What the exercise asks. Identify each line in the records below that contains the word "this", and copy it.

Data extract.
(begin)

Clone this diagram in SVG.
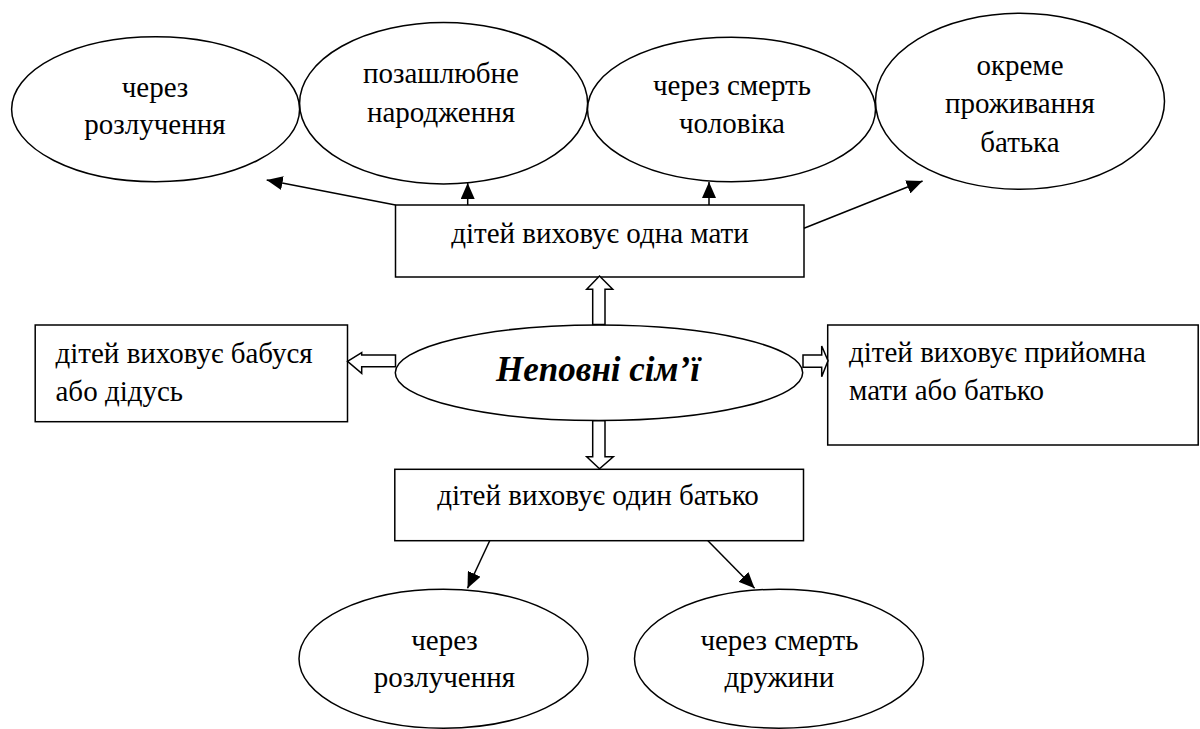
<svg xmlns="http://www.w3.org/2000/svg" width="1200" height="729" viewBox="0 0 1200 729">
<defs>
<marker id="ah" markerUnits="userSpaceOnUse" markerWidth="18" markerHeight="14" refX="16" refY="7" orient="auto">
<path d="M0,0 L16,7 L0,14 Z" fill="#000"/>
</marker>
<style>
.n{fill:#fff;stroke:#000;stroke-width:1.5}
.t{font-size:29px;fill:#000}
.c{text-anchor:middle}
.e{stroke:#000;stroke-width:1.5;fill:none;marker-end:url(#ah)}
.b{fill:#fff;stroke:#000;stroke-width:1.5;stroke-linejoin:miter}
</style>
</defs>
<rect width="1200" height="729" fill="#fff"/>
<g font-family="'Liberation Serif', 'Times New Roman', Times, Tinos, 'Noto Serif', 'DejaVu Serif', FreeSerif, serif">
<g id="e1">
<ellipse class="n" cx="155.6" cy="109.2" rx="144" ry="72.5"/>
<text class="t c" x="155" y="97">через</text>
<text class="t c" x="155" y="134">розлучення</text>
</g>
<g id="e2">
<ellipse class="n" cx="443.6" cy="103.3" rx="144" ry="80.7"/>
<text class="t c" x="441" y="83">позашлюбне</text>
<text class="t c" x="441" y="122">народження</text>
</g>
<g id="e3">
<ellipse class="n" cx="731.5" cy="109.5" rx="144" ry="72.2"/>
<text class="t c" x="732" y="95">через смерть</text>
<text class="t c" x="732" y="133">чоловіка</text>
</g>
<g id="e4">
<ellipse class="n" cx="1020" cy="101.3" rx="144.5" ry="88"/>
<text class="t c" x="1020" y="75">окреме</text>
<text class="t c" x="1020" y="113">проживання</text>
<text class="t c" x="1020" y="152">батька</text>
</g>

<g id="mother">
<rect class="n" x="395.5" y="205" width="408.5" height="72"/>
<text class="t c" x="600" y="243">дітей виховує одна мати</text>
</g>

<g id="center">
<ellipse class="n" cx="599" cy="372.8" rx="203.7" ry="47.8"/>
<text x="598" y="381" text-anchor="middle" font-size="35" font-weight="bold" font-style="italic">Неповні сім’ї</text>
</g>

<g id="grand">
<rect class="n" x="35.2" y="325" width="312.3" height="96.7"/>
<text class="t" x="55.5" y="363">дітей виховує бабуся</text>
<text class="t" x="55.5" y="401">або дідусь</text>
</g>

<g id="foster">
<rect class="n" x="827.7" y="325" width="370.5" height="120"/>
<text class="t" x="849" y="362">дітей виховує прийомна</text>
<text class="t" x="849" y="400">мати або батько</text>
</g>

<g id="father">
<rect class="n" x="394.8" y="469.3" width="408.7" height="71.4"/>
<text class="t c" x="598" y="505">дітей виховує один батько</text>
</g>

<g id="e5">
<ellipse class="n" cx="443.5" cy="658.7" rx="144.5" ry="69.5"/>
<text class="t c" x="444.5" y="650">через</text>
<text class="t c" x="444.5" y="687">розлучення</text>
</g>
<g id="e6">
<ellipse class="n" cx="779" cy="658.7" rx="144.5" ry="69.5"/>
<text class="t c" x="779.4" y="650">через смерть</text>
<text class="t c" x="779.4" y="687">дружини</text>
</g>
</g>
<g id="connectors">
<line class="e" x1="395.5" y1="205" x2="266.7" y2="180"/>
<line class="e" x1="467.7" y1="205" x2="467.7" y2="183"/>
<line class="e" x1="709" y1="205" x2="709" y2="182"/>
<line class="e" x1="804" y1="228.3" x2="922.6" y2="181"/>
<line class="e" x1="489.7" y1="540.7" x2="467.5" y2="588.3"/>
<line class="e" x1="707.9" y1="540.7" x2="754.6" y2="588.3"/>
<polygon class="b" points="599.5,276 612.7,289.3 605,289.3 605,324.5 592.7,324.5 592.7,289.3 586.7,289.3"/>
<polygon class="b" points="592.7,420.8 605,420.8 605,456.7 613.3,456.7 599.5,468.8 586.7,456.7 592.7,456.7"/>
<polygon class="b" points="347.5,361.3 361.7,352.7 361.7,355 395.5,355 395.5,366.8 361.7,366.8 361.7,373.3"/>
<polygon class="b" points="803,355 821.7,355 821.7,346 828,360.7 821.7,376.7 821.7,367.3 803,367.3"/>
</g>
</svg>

(end)
(begin)

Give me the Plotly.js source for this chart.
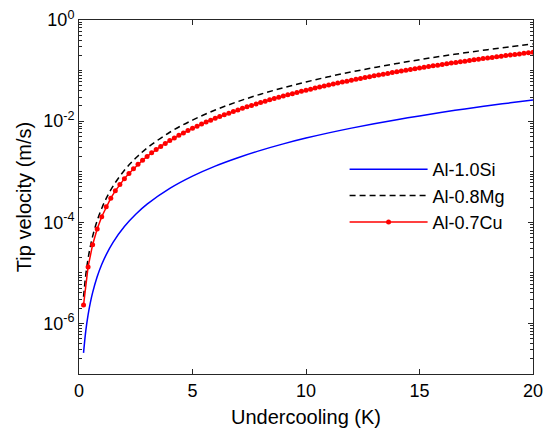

(end)

Exercise response.
Clone this diagram in SVG.
Give me the Plotly.js source for this chart.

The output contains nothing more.